Task to complete
Would you transcribe the listing that follows, character for character, and omit its images?

Raw data
********

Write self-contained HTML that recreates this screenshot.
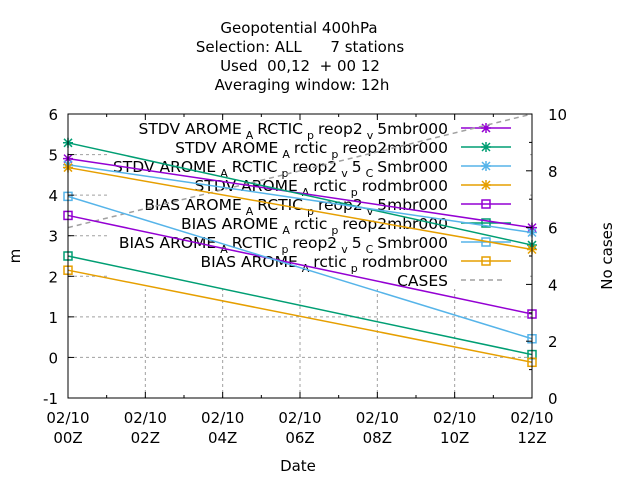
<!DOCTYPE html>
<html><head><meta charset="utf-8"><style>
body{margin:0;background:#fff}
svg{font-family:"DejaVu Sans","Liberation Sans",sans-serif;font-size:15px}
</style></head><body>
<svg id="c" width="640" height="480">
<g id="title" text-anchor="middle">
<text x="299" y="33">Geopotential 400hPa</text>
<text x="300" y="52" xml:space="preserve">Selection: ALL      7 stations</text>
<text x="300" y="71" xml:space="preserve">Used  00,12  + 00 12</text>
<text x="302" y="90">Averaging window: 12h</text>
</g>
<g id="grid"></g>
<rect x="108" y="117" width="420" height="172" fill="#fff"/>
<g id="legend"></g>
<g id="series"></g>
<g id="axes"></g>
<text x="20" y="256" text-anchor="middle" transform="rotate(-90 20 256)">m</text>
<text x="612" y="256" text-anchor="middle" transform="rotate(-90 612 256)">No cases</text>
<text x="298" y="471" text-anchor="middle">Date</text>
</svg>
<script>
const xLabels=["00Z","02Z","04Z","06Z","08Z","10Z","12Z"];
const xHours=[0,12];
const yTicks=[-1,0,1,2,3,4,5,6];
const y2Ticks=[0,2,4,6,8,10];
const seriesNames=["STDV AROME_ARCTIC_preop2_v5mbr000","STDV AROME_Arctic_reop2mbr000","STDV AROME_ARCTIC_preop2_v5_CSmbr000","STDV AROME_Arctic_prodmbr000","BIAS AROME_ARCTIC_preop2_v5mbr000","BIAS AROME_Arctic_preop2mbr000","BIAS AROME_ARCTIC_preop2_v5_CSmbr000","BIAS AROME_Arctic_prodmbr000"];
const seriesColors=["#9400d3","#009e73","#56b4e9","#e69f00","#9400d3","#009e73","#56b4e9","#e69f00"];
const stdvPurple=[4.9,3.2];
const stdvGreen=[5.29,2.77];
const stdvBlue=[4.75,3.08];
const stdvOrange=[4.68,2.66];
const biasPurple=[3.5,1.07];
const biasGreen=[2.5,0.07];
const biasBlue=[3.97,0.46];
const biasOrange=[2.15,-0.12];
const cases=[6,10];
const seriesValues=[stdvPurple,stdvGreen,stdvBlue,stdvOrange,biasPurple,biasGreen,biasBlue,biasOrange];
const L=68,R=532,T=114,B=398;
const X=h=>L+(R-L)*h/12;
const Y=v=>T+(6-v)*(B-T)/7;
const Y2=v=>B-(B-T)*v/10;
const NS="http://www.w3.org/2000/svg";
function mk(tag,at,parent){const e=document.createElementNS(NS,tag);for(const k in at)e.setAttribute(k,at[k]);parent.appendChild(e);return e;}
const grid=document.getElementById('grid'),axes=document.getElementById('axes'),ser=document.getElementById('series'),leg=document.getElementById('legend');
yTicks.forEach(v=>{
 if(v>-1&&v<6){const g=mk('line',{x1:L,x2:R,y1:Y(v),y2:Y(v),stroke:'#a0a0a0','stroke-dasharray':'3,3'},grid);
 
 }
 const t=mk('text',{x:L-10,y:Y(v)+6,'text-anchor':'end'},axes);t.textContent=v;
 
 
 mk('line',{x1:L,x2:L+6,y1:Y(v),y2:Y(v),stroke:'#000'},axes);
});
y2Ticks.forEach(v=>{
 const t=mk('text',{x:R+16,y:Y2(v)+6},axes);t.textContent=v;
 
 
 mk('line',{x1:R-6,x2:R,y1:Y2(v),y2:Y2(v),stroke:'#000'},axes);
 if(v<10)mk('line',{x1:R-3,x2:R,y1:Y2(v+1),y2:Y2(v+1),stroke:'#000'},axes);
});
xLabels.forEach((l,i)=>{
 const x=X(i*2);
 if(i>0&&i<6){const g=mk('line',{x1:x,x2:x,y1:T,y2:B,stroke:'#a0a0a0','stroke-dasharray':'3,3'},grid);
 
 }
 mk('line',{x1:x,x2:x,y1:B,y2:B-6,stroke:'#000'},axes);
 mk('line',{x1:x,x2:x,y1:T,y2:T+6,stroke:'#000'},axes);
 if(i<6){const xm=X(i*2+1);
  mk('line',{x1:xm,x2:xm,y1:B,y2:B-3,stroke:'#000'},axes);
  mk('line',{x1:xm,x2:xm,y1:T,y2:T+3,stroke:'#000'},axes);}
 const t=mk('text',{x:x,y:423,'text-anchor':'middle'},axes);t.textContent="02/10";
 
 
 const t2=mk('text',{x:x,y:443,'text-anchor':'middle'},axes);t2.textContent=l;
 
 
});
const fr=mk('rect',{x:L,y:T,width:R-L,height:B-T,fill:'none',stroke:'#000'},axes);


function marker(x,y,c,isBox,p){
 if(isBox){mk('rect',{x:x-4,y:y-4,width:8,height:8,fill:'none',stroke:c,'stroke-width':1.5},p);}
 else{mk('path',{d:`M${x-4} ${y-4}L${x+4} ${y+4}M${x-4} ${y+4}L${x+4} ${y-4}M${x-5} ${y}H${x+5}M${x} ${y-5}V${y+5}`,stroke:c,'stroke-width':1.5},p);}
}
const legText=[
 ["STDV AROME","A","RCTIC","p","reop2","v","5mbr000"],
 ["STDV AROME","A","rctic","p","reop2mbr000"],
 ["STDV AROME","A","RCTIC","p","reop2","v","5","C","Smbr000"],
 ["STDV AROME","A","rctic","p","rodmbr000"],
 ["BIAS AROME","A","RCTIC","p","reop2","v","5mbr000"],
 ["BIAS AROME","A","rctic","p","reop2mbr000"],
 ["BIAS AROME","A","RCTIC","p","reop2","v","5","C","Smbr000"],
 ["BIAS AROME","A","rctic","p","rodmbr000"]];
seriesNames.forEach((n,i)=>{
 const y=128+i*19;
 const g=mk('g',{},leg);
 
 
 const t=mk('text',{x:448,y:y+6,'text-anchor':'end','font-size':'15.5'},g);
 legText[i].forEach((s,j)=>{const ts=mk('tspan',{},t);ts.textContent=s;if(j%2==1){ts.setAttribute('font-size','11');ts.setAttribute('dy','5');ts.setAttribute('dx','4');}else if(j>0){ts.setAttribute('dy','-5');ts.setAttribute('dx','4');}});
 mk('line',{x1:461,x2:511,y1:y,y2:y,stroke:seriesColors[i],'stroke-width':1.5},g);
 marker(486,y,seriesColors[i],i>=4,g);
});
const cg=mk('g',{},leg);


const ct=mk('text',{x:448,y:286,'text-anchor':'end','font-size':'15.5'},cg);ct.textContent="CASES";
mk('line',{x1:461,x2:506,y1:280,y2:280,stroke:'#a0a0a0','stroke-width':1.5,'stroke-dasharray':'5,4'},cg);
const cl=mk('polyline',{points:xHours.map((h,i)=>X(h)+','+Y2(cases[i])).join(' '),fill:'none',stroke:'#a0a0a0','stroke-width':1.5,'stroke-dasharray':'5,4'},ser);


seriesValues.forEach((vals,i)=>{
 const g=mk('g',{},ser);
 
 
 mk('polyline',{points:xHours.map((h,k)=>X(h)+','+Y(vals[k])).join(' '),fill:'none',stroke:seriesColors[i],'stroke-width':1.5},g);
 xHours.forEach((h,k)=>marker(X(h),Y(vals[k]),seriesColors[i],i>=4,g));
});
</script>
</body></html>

********

Answer below
Write self-contained HTML that recreates this screenshot.
<!DOCTYPE html>
<html><head><meta charset="utf-8"><style>
body{margin:0;background:#fff}
svg{font-family:"DejaVu Sans","Liberation Sans",sans-serif;font-size:15px}
</style></head><body>
<svg id="c" width="640" height="480">
<g id="title" text-anchor="middle">
<text x="299" y="33">Geopotential 400hPa</text>
<text x="300" y="52" xml:space="preserve">Selection: ALL      7 stations</text>
<text x="300" y="71" xml:space="preserve">Used  00,12  + 00 12</text>
<text x="302" y="90">Averaging window: 12h</text>
</g>
<g id="grid"></g>
<rect x="108" y="117" width="420" height="172" fill="#fff"/>
<g id="legend"></g>
<g id="series"></g>
<g id="axes"></g>
<text x="20" y="256" text-anchor="middle" transform="rotate(-90 20 256)">m</text>
<text x="612" y="256" text-anchor="middle" transform="rotate(-90 612 256)">No cases</text>
<text x="298" y="471" text-anchor="middle">Date</text>
</svg>
<script>
const xLabels=["00Z","02Z","04Z","06Z","08Z","10Z","12Z"];
const xHours=[0,12];
const yTicks=[-1,0,1,2,3,4,5,6];
const y2Ticks=[0,2,4,6,8,10];
const seriesNames=["STDV AROME_ARCTIC_preop2_v5mbr000","STDV AROME_Arctic_reop2mbr000","STDV AROME_ARCTIC_preop2_v5_CSmbr000","STDV AROME_Arctic_prodmbr000","BIAS AROME_ARCTIC_preop2_v5mbr000","BIAS AROME_Arctic_preop2mbr000","BIAS AROME_ARCTIC_preop2_v5_CSmbr000","BIAS AROME_Arctic_prodmbr000"];
const seriesColors=["#9400d3","#009e73","#56b4e9","#e69f00","#9400d3","#009e73","#56b4e9","#e69f00"];
const stdvPurple=[4.9,3.2];
const stdvGreen=[5.29,2.77];
const stdvBlue=[4.75,3.08];
const stdvOrange=[4.68,2.66];
const biasPurple=[3.5,1.07];
const biasGreen=[2.5,0.07];
const biasBlue=[3.97,0.46];
const biasOrange=[2.15,-0.12];
const cases=[6,10];
const seriesValues=[stdvPurple,stdvGreen,stdvBlue,stdvOrange,biasPurple,biasGreen,biasBlue,biasOrange];
const L=68,R=532,T=114,B=398;
const X=h=>L+(R-L)*h/12;
const Y=v=>T+(6-v)*(B-T)/7;
const Y2=v=>B-(B-T)*v/10;
const NS="http://www.w3.org/2000/svg";
function mk(tag,at,parent){const e=document.createElementNS(NS,tag);for(const k in at)e.setAttribute(k,at[k]);parent.appendChild(e);return e;}
const grid=document.getElementById('grid'),axes=document.getElementById('axes'),ser=document.getElementById('series'),leg=document.getElementById('legend');
yTicks.forEach(v=>{
 if(v>-1&&v<6){const g=mk('line',{x1:L,x2:R,y1:Y(v),y2:Y(v),stroke:'#a0a0a0','stroke-dasharray':'3,3'},grid);
 
 }
 const t=mk('text',{x:L-10,y:Y(v)+6,'text-anchor':'end'},axes);t.textContent=v;
 
 
 mk('line',{x1:L,x2:L+6,y1:Y(v),y2:Y(v),stroke:'#000'},axes);
});
y2Ticks.forEach(v=>{
 const t=mk('text',{x:R+16,y:Y2(v)+6},axes);t.textContent=v;
 
 
 mk('line',{x1:R-6,x2:R,y1:Y2(v),y2:Y2(v),stroke:'#000'},axes);
 if(v<10)mk('line',{x1:R-3,x2:R,y1:Y2(v+1),y2:Y2(v+1),stroke:'#000'},axes);
});
xLabels.forEach((l,i)=>{
 const x=X(i*2);
 if(i>0&&i<6){const g=mk('line',{x1:x,x2:x,y1:T,y2:B,stroke:'#a0a0a0','stroke-dasharray':'3,3'},grid);
 
 }
 mk('line',{x1:x,x2:x,y1:B,y2:B-6,stroke:'#000'},axes);
 mk('line',{x1:x,x2:x,y1:T,y2:T+6,stroke:'#000'},axes);
 if(i<6){const xm=X(i*2+1);
  mk('line',{x1:xm,x2:xm,y1:B,y2:B-3,stroke:'#000'},axes);
  mk('line',{x1:xm,x2:xm,y1:T,y2:T+3,stroke:'#000'},axes);}
 const t=mk('text',{x:x,y:423,'text-anchor':'middle'},axes);t.textContent="02/10";
 
 
 const t2=mk('text',{x:x,y:443,'text-anchor':'middle'},axes);t2.textContent=l;
 
 
});
const fr=mk('rect',{x:L,y:T,width:R-L,height:B-T,fill:'none',stroke:'#000'},axes);


function marker(x,y,c,isBox,p){
 if(isBox){mk('rect',{x:x-4,y:y-4,width:8,height:8,fill:'none',stroke:c,'stroke-width':1.5},p);}
 else{mk('path',{d:`M${x-4} ${y-4}L${x+4} ${y+4}M${x-4} ${y+4}L${x+4} ${y-4}M${x-5} ${y}H${x+5}M${x} ${y-5}V${y+5}`,stroke:c,'stroke-width':1.5},p);}
}
const legText=[
 ["STDV AROME","A","RCTIC","p","reop2","v","5mbr000"],
 ["STDV AROME","A","rctic","p","reop2mbr000"],
 ["STDV AROME","A","RCTIC","p","reop2","v","5","C","Smbr000"],
 ["STDV AROME","A","rctic","p","rodmbr000"],
 ["BIAS AROME","A","RCTIC","p","reop2","v","5mbr000"],
 ["BIAS AROME","A","rctic","p","reop2mbr000"],
 ["BIAS AROME","A","RCTIC","p","reop2","v","5","C","Smbr000"],
 ["BIAS AROME","A","rctic","p","rodmbr000"]];
seriesNames.forEach((n,i)=>{
 const y=128+i*19;
 const g=mk('g',{},leg);
 
 
 const t=mk('text',{x:448,y:y+6,'text-anchor':'end','font-size':'15.5'},g);
 legText[i].forEach((s,j)=>{const ts=mk('tspan',{},t);ts.textContent=s;if(j%2==1){ts.setAttribute('font-size','11');ts.setAttribute('dy','5');ts.setAttribute('dx','4');}else if(j>0){ts.setAttribute('dy','-5');ts.setAttribute('dx','4');}});
 mk('line',{x1:461,x2:511,y1:y,y2:y,stroke:seriesColors[i],'stroke-width':1.5},g);
 marker(486,y,seriesColors[i],i>=4,g);
});
const cg=mk('g',{},leg);


const ct=mk('text',{x:448,y:286,'text-anchor':'end','font-size':'15.5'},cg);ct.textContent="CASES";
mk('line',{x1:461,x2:506,y1:280,y2:280,stroke:'#a0a0a0','stroke-width':1.5,'stroke-dasharray':'5,4'},cg);
const cl=mk('polyline',{points:xHours.map((h,i)=>X(h)+','+Y2(cases[i])).join(' '),fill:'none',stroke:'#a0a0a0','stroke-width':1.5,'stroke-dasharray':'5,4'},ser);


seriesValues.forEach((vals,i)=>{
 const g=mk('g',{},ser);
 
 
 mk('polyline',{points:xHours.map((h,k)=>X(h)+','+Y(vals[k])).join(' '),fill:'none',stroke:seriesColors[i],'stroke-width':1.5},g);
 xHours.forEach((h,k)=>marker(X(h),Y(vals[k]),seriesColors[i],i>=4,g));
});
</script>
</body></html>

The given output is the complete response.